Task
Transcribe the whole listing below without changing a word, but leave out every image.

Supplied material
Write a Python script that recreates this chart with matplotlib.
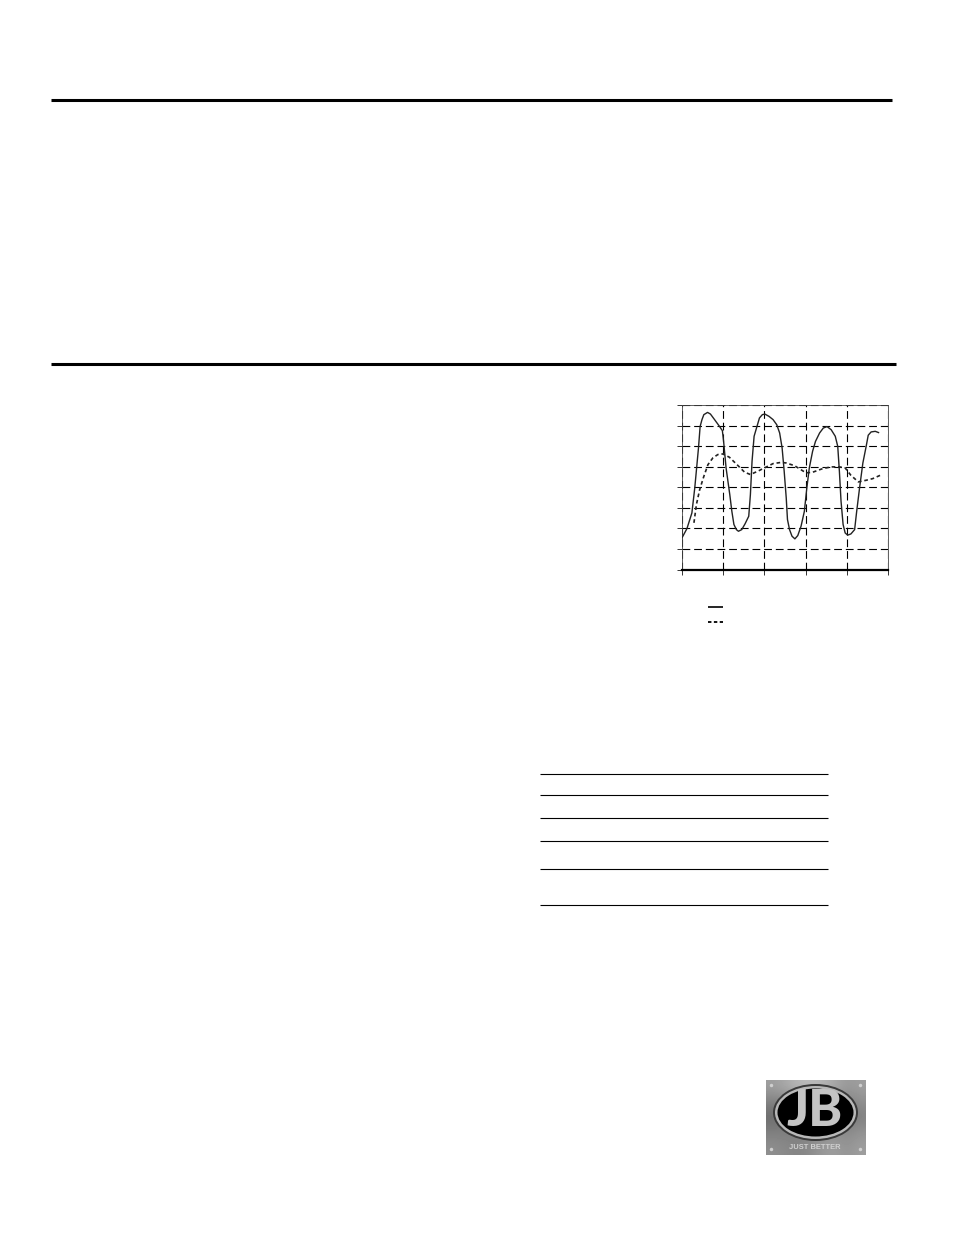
import numpy as np
import matplotlib
matplotlib.use('Agg')
import matplotlib.pyplot as plt
from matplotlib.patches import Ellipse

# Courbes (x et y en divisions de la grille)
solid_x = [0, .12, .24, .31, .40, .44, .485, .53, .62, .69, .79, .91, .98, 1.01, 1.07, 1.16, 1.21, 1.26, 1.32,
           1.37, 1.45, 1.53, 1.62, 1.66, 1.70, 1.75, 1.82, 1.88, 1.95, 2.01, 2.11, 2.21, 2.30, 2.37, 2.43, 2.48,
           2.53, 2.56, 2.61, 2.67, 2.74, 2.81, 2.89, 2.97, 3.03, 3.09, 3.17, 3.24, 3.34, 3.43, 3.52, 3.62, 3.72,
           3.78, 3.82, 3.86, 3.91, 3.96, 4.02, 4.10, 4.19, 4.24, 4.31, 4.39, 4.47, 4.52, 4.59, 4.69, 4.77]
solid_y = [1.54, 1.99, 2.75, 3.97, 5.91, 6.96, 7.29, 7.53, 7.64, 7.56, 7.29, 6.96, 6.75, 6.23, 4.94, 3.64, 2.83,
           2.19, 1.94, 1.86, 1.94, 2.22, 2.59, 3.64, 5.26, 6.48, 6.96, 7.37, 7.53, 7.56, 7.45, 7.29, 7.04, 6.64,
           5.91, 4.78, 3.48, 2.43, 1.94, 1.62, 1.49, 1.65, 2.11, 2.83, 3.97, 4.94, 5.75, 6.23, 6.64, 6.88, 6.95,
           6.80, 6.48, 5.99, 4.78, 3.32, 2.19, 1.78, 1.67, 1.73, 1.94, 2.83, 3.97, 5.18, 5.99, 6.53, 6.69, 6.72,
           6.66]

dash_x = [.29, .35, .43, .53, .63, .75, .87, .99, 1.15, 1.36, 1.52, 1.66, 1.84, 2.00, 2.21, 2.41, 2.53, 2.73,
          3.01, 3.17, 3.42, 3.62, 3.82, 3.96, 4.10, 4.28, 4.47, 4.63, 4.81]
dash_y = [2.27, 3.16, 3.89, 4.53, 5.10, 5.43, 5.59, 5.62, 5.46, 5.05, 4.73, 4.62, 4.78, 4.94, 5.15, 5.21, 5.18,
          5.05, 4.70, 4.73, 4.91, 4.99, 4.99, 4.94, 4.58, 4.26, 4.34, 4.42, 4.58]

# Filets de la page (pixels)
page_rules = [(51.5, 892, 100), (51.5, 896, 364)]
table_rules = [774, 795, 818, 841, 869, 905]

W, H = 954, 1235


def main():
    fig = plt.figure(figsize=(W / 100, H / 100), dpi=100)

    # Calque en pixels pour tout ce qui entoure le graphique
    page = fig.add_axes([0, 0, 1, 1])
    page.axis('off')

    for x0, x1, y in page_rules:
        page.plot([x0, x1], [y, y], color='black', lw=2.2, solid_capstyle='butt')
    for y in table_rules:
        page.plot([540.5, 828.5], [y, y], color='black', lw=0.8, solid_capstyle='butt')

    # Légende sans texte
    page.plot([708, 723], [607, 607], color='black', lw=1.2, solid_capstyle='butt')
    page.plot([708, 723.5], [621.5, 621.5], color='black', lw=1.3, ls=(0, (1.9, 1.35)))

    # Logo
    grad = np.array([[.62, .66, .72, .74, .72, .66, .60, .62],
                     [.50, .50, .52, .54, .56, .54, .50, .56],
                     [.42, .44, .46, .50, .52, .50, .46, .50],
                     [.50, .50, .50, .52, .56, .56, .54, .58],
                     [.56, .54, .52, .54, .60, .62, .58, .62]])
    page.imshow(grad, cmap='gray', vmin=0, vmax=1, extent=(766, 866, 1155, 1080),
                interpolation='bicubic', aspect='auto', zorder=1)
    page.add_patch(Ellipse((815.5, 1112.5), 85, 57, fc='#3a3a3a', ec='none', zorder=2))
    page.add_patch(Ellipse((815.5, 1112.5), 81, 53, fc='#b8b8b8', ec='none', zorder=2))
    page.add_patch(Ellipse((815.5, 1112.5), 76, 48, fc='black', ec='none', zorder=3))
    page.text(815, 1111, 'JB', color='#c4c4c4', fontsize=37, fontweight='black',
              family='Lato', ha='center', va='center', zorder=4)
    page.text(815, 1147.5, 'JUST BETTER', color='#d0d0d0', fontsize=5.4, fontweight='bold',
              family='Liberation Sans', ha='center', va='center', zorder=4)
    for sx, sy in [(771, 1085), (860, 1085), (771, 1149), (860, 1149)]:
        page.plot(sx, sy, 'o', ms=2.5, color='#cfcfcf', mec='none', zorder=4)

    page.set_xlim(0, W)
    page.set_ylim(H, 0)

    # Graphique
    left, right, top, bottom = 682, 888, 405, 569.5
    ax = fig.add_axes([left / W, 1 - bottom / H, (right - left) / W, (bottom - top) / H])
    ax.plot(solid_x, solid_y, color='#222222', lw=1.0, zorder=3)
    ax.plot(dash_x, dash_y, color='#222222', lw=1.2, ls=(0, (2.2, 1.7)), zorder=3)

    ax.set_xlim(0, 5)
    ax.set_ylim(0, 8)
    ax.set_xticks(range(6))
    ax.set_yticks(range(9))
    ax.set_xticklabels([])
    ax.set_yticklabels([])
    ax.grid(True, color='black', lw=0.8, ls=(0, (7, 3.5)))
    ax.set_axisbelow(True)
    ax.tick_params(direction='out', length=3.5, width=0.7, color='#333333')
    for cote in ['left', 'top', 'right']:
        ax.spines[cote].set_linewidth(0.6)
        ax.spines[cote].set_color('#444444')
    ax.spines['bottom'].set_linewidth(1.6)
    ax.spines['bottom'].set_color('black')

    fig.savefig('out.png', dpi=100)


if __name__ == '__main__':
    main()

Result
Write a Python script that recreates this chart with matplotlib.
import numpy as np
import matplotlib
matplotlib.use('Agg')
import matplotlib.pyplot as plt
from matplotlib.patches import Ellipse

# Courbes (x et y en divisions de la grille)
solid_x = [0, .12, .24, .31, .40, .44, .485, .53, .62, .69, .79, .91, .98, 1.01, 1.07, 1.16, 1.21, 1.26, 1.32,
           1.37, 1.45, 1.53, 1.62, 1.66, 1.70, 1.75, 1.82, 1.88, 1.95, 2.01, 2.11, 2.21, 2.30, 2.37, 2.43, 2.48,
           2.53, 2.56, 2.61, 2.67, 2.74, 2.81, 2.89, 2.97, 3.03, 3.09, 3.17, 3.24, 3.34, 3.43, 3.52, 3.62, 3.72,
           3.78, 3.82, 3.86, 3.91, 3.96, 4.02, 4.10, 4.19, 4.24, 4.31, 4.39, 4.47, 4.52, 4.59, 4.69, 4.77]
solid_y = [1.54, 1.99, 2.75, 3.97, 5.91, 6.96, 7.29, 7.53, 7.64, 7.56, 7.29, 6.96, 6.75, 6.23, 4.94, 3.64, 2.83,
           2.19, 1.94, 1.86, 1.94, 2.22, 2.59, 3.64, 5.26, 6.48, 6.96, 7.37, 7.53, 7.56, 7.45, 7.29, 7.04, 6.64,
           5.91, 4.78, 3.48, 2.43, 1.94, 1.62, 1.49, 1.65, 2.11, 2.83, 3.97, 4.94, 5.75, 6.23, 6.64, 6.88, 6.95,
           6.80, 6.48, 5.99, 4.78, 3.32, 2.19, 1.78, 1.67, 1.73, 1.94, 2.83, 3.97, 5.18, 5.99, 6.53, 6.69, 6.72,
           6.66]

dash_x = [.29, .35, .43, .53, .63, .75, .87, .99, 1.15, 1.36, 1.52, 1.66, 1.84, 2.00, 2.21, 2.41, 2.53, 2.73,
          3.01, 3.17, 3.42, 3.62, 3.82, 3.96, 4.10, 4.28, 4.47, 4.63, 4.81]
dash_y = [2.27, 3.16, 3.89, 4.53, 5.10, 5.43, 5.59, 5.62, 5.46, 5.05, 4.73, 4.62, 4.78, 4.94, 5.15, 5.21, 5.18,
          5.05, 4.70, 4.73, 4.91, 4.99, 4.99, 4.94, 4.58, 4.26, 4.34, 4.42, 4.58]

# Filets de la page (pixels)
page_rules = [(51.5, 892, 100), (51.5, 896, 364)]
table_rules = [774, 795, 818, 841, 869, 905]

W, H = 954, 1235


def main():
    fig = plt.figure(figsize=(W / 100, H / 100), dpi=100)

    # Calque en pixels pour tout ce qui entoure le graphique
    page = fig.add_axes([0, 0, 1, 1])
    page.axis('off')

    for x0, x1, y in page_rules:
        page.plot([x0, x1], [y, y], color='black', lw=2.2, solid_capstyle='butt')
    for y in table_rules:
        page.plot([540.5, 828.5], [y, y], color='black', lw=0.8, solid_capstyle='butt')

    # Légende sans texte
    page.plot([708, 723], [607, 607], color='black', lw=1.2, solid_capstyle='butt')
    page.plot([708, 723.5], [621.5, 621.5], color='black', lw=1.3, ls=(0, (1.9, 1.35)))

    # Logo
    grad = np.array([[.62, .66, .72, .74, .72, .66, .60, .62],
                     [.50, .50, .52, .54, .56, .54, .50, .56],
                     [.42, .44, .46, .50, .52, .50, .46, .50],
                     [.50, .50, .50, .52, .56, .56, .54, .58],
                     [.56, .54, .52, .54, .60, .62, .58, .62]])
    page.imshow(grad, cmap='gray', vmin=0, vmax=1, extent=(766, 866, 1155, 1080),
                interpolation='bicubic', aspect='auto', zorder=1)
    page.add_patch(Ellipse((815.5, 1112.5), 85, 57, fc='#3a3a3a', ec='none', zorder=2))
    page.add_patch(Ellipse((815.5, 1112.5), 81, 53, fc='#b8b8b8', ec='none', zorder=2))
    page.add_patch(Ellipse((815.5, 1112.5), 76, 48, fc='black', ec='none', zorder=3))
    page.text(815, 1111, 'JB', color='#c4c4c4', fontsize=37, fontweight='black',
              family='Lato', ha='center', va='center', zorder=4)
    page.text(815, 1147.5, 'JUST BETTER', color='#d0d0d0', fontsize=5.4, fontweight='bold',
              family='Liberation Sans', ha='center', va='center', zorder=4)
    for sx, sy in [(771, 1085), (860, 1085), (771, 1149), (860, 1149)]:
        page.plot(sx, sy, 'o', ms=2.5, color='#cfcfcf', mec='none', zorder=4)

    page.set_xlim(0, W)
    page.set_ylim(H, 0)

    # Graphique
    left, right, top, bottom = 682, 888, 405, 569.5
    ax = fig.add_axes([left / W, 1 - bottom / H, (right - left) / W, (bottom - top) / H])
    ax.plot(solid_x, solid_y, color='#222222', lw=1.0, zorder=3)
    ax.plot(dash_x, dash_y, color='#222222', lw=1.2, ls=(0, (2.2, 1.7)), zorder=3)

    ax.set_xlim(0, 5)
    ax.set_ylim(0, 8)
    ax.set_xticks(range(6))
    ax.set_yticks(range(9))
    ax.set_xticklabels([])
    ax.set_yticklabels([])
    ax.grid(True, color='black', lw=0.8, ls=(0, (7, 3.5)))
    ax.set_axisbelow(True)
    ax.tick_params(direction='out', length=3.5, width=0.7, color='#333333')
    for cote in ['left', 'top', 'right']:
        ax.spines[cote].set_linewidth(0.6)
        ax.spines[cote].set_color('#444444')
    ax.spines['bottom'].set_linewidth(1.6)
    ax.spines['bottom'].set_color('black')

    fig.savefig('out.png', dpi=100)


if __name__ == '__main__':
    main()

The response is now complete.